Entries supplied:

┌──

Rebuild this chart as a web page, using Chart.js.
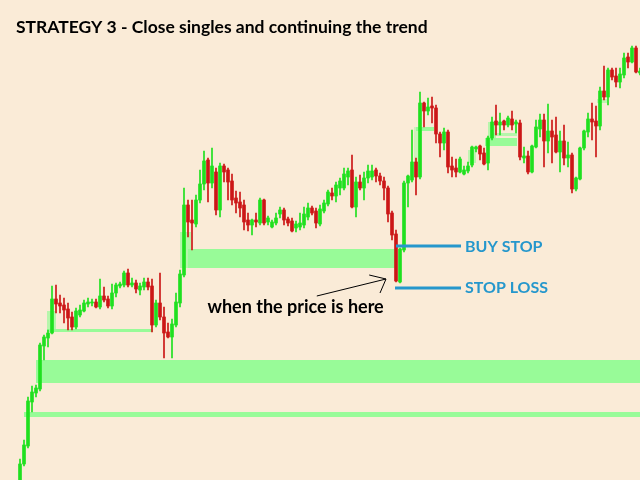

└──
┌──

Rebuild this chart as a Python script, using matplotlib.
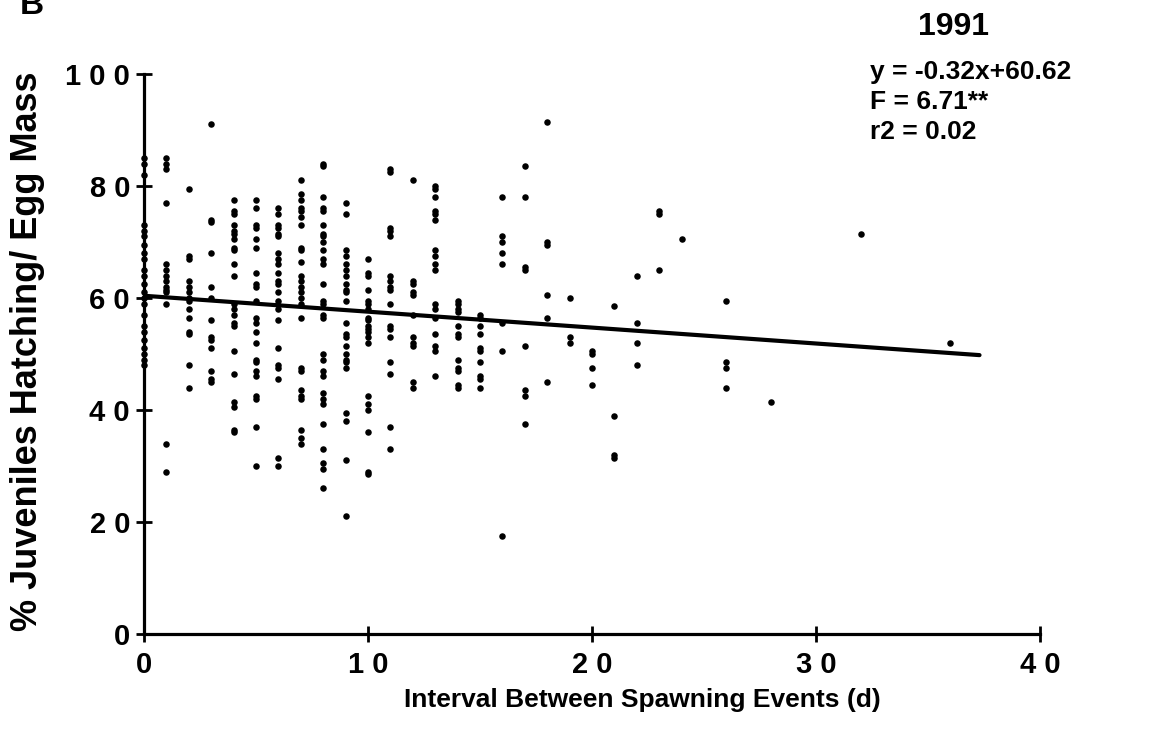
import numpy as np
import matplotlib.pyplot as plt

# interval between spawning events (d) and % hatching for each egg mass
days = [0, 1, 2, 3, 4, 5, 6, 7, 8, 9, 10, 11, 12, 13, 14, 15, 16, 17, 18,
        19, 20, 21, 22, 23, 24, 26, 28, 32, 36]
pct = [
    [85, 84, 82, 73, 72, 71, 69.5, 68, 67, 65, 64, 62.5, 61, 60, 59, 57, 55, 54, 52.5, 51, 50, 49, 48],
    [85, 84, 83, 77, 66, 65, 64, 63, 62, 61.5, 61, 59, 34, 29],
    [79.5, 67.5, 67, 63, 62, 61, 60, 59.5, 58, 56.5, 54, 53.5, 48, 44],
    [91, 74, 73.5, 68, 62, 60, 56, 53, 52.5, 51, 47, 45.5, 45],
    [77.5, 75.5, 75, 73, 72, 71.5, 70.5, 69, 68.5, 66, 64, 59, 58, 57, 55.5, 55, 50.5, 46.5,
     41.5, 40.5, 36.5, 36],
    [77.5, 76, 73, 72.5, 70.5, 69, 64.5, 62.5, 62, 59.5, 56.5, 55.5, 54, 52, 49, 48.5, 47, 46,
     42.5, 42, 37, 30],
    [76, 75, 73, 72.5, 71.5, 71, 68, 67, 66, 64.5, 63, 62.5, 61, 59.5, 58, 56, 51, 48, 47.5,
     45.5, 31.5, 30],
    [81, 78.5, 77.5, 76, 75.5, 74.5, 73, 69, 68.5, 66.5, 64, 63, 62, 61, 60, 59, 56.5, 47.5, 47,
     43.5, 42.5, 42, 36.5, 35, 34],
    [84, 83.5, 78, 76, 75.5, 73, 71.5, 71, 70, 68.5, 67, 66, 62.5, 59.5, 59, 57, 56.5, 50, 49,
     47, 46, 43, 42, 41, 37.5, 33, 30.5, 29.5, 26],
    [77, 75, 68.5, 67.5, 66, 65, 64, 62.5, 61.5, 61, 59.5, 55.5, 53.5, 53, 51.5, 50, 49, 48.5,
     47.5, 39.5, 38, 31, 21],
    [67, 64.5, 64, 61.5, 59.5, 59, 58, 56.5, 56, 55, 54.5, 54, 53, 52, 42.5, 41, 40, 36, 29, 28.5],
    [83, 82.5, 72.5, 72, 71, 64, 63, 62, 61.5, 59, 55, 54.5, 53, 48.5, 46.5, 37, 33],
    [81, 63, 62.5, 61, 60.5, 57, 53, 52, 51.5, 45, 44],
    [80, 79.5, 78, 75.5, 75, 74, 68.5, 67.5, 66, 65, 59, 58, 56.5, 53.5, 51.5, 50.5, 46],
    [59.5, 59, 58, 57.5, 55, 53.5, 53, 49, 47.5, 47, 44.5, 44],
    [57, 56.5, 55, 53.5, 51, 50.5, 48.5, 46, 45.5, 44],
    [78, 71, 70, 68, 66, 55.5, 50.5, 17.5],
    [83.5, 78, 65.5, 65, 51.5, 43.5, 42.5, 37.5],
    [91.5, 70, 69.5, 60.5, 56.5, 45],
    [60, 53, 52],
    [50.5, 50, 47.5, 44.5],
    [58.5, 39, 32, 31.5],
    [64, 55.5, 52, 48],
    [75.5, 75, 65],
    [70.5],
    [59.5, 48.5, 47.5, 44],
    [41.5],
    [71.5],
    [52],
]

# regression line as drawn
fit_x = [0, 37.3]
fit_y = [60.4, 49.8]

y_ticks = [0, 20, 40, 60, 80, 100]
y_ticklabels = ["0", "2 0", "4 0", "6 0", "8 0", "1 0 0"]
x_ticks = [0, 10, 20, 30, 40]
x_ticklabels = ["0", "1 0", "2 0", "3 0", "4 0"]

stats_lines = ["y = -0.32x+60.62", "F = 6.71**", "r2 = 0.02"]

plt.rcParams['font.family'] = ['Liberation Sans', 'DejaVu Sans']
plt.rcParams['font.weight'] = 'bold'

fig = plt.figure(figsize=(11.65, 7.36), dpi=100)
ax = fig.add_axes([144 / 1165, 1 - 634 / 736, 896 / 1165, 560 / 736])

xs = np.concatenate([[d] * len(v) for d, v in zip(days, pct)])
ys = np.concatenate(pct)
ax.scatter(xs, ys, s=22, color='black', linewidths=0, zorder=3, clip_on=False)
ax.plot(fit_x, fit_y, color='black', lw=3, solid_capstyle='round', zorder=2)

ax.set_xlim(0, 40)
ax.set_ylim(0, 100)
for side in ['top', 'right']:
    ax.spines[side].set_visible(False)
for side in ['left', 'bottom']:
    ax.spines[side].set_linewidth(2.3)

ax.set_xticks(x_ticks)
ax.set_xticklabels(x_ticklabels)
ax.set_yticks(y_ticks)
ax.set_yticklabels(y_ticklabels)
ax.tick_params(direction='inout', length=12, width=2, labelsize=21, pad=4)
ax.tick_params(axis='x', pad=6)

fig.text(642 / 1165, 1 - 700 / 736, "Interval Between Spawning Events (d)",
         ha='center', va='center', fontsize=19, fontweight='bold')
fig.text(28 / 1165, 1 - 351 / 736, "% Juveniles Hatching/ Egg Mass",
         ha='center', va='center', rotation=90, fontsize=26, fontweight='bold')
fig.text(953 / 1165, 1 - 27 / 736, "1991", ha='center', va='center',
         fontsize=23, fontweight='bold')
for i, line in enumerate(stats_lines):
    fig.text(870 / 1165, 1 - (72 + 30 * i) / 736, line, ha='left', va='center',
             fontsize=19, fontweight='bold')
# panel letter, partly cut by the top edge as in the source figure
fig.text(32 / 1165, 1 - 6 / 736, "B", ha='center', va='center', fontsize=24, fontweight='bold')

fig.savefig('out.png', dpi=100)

└──
┌──

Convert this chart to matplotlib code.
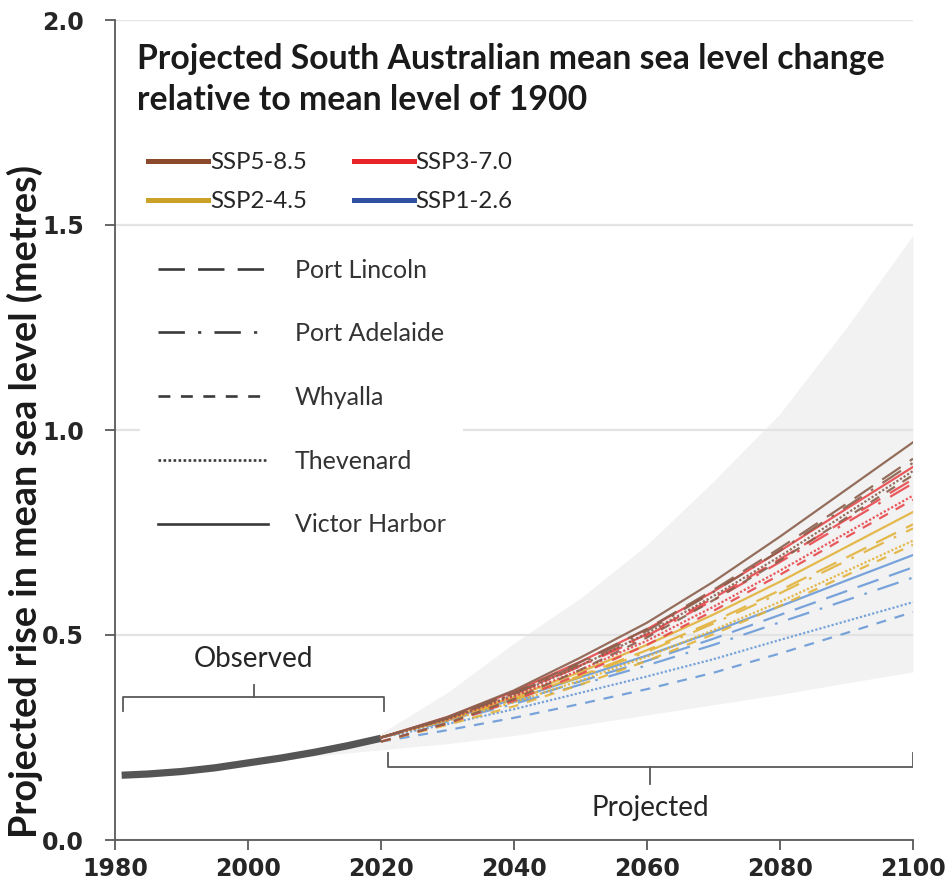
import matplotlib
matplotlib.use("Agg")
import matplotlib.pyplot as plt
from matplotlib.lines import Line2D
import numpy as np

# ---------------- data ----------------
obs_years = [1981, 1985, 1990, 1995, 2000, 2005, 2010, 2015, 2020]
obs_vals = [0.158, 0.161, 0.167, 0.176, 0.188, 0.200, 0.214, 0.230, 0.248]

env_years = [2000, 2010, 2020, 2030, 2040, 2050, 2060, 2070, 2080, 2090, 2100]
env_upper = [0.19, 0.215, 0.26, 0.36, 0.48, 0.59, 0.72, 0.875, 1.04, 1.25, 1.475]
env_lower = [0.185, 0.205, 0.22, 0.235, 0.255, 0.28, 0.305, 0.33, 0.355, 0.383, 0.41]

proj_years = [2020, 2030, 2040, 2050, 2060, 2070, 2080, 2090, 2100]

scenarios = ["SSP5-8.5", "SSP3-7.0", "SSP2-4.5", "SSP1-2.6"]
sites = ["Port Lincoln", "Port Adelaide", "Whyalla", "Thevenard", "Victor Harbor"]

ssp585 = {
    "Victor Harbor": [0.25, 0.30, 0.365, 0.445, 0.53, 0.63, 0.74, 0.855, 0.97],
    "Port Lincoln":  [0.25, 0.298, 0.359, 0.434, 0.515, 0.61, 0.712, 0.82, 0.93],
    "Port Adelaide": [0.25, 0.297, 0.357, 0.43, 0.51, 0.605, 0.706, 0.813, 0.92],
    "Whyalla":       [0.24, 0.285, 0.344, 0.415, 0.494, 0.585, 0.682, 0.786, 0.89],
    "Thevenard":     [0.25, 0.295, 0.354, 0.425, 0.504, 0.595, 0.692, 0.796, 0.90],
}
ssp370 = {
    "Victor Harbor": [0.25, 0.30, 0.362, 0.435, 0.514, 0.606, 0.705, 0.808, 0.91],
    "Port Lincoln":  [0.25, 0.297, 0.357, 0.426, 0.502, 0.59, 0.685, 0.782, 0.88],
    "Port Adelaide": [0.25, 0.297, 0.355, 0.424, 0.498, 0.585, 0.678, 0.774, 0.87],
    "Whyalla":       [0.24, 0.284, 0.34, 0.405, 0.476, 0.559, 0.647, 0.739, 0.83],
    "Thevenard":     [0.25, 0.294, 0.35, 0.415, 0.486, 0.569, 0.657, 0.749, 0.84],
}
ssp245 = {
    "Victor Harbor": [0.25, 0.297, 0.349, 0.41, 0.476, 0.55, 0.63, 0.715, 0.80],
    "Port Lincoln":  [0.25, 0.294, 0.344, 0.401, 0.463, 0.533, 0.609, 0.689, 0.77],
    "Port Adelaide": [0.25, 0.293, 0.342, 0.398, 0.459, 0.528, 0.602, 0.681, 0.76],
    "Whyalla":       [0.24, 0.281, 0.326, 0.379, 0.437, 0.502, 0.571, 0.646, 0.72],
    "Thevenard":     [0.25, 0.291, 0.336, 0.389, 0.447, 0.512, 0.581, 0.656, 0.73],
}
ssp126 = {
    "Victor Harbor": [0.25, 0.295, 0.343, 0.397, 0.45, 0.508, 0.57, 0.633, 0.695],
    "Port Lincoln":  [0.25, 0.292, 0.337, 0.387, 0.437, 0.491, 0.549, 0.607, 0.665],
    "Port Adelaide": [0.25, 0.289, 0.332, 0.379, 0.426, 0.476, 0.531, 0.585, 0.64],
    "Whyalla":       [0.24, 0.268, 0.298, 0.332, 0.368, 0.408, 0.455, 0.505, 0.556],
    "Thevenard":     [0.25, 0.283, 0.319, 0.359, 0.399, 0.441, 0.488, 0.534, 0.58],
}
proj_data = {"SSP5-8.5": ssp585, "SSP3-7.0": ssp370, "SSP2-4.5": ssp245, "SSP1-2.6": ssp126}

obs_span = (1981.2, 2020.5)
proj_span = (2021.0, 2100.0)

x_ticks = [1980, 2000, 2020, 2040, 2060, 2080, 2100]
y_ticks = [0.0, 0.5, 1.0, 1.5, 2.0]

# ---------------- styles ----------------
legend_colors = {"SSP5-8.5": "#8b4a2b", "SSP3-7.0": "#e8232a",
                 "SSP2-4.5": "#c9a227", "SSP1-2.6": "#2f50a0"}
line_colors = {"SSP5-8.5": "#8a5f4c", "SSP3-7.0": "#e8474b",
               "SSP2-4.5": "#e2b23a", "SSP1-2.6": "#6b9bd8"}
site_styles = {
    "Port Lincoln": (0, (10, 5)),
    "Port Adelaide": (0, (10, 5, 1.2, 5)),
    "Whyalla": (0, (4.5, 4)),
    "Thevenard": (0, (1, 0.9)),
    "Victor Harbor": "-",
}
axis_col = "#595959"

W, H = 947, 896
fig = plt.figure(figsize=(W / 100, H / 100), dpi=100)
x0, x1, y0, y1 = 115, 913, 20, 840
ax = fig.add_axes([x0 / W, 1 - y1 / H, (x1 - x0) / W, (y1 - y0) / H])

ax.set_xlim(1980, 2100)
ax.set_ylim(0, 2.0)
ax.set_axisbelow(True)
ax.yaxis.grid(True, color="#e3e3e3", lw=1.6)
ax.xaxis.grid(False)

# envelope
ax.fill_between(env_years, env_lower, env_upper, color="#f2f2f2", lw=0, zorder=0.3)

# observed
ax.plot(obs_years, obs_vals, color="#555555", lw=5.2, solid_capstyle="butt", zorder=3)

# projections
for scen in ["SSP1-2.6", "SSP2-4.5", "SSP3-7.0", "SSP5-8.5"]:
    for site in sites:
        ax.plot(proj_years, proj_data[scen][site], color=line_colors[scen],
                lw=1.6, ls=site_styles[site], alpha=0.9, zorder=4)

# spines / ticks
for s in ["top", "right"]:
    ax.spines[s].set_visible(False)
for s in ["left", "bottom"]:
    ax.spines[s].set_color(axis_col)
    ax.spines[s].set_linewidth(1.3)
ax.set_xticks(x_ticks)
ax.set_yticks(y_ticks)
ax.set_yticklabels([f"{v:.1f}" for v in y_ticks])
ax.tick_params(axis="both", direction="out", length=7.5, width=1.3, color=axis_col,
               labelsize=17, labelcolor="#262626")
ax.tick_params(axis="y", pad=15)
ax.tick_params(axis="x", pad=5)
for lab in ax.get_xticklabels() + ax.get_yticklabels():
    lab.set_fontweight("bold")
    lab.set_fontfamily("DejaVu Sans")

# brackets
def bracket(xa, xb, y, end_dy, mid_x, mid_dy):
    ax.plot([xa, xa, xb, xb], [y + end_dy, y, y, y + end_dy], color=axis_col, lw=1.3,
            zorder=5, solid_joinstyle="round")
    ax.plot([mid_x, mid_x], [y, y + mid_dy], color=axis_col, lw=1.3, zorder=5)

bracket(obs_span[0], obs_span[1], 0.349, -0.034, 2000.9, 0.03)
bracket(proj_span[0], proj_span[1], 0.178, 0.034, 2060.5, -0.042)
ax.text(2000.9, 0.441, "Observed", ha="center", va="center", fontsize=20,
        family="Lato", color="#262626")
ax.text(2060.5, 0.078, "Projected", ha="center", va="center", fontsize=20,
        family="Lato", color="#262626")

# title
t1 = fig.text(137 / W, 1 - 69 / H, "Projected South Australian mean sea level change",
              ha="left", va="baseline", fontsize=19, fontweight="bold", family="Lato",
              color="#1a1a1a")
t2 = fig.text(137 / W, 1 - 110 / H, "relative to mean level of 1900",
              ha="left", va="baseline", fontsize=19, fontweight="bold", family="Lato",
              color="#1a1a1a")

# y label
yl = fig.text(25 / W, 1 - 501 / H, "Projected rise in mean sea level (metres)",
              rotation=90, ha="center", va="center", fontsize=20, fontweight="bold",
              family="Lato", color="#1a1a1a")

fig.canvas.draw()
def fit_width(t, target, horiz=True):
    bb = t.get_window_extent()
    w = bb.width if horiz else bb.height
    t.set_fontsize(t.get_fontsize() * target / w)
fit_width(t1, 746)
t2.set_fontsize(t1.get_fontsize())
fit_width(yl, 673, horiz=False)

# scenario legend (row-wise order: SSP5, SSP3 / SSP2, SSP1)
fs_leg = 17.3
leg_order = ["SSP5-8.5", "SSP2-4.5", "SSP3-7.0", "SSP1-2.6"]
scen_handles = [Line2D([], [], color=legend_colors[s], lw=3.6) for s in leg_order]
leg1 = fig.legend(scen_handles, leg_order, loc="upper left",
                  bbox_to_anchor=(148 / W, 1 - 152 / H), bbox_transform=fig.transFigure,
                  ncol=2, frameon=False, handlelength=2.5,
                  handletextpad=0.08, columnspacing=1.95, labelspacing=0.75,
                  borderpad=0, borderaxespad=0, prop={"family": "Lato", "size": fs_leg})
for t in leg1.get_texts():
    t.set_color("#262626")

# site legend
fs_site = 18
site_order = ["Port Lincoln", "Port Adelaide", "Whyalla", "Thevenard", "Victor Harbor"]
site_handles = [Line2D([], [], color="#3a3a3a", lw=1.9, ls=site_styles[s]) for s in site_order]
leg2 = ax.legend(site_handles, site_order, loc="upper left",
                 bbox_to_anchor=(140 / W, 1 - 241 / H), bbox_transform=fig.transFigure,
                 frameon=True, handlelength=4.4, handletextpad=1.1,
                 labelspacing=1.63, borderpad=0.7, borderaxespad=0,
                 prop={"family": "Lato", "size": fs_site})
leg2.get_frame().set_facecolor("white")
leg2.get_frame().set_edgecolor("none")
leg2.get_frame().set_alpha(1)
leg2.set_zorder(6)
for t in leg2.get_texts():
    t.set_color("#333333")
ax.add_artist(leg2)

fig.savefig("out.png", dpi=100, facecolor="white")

└──

Required task: Each line in the entries above that includes the string "Rebuild" should be extracted.

Exercise response:
Rebuild this chart as a web page, using Chart.js.
Rebuild this chart as a Python script, using matplotlib.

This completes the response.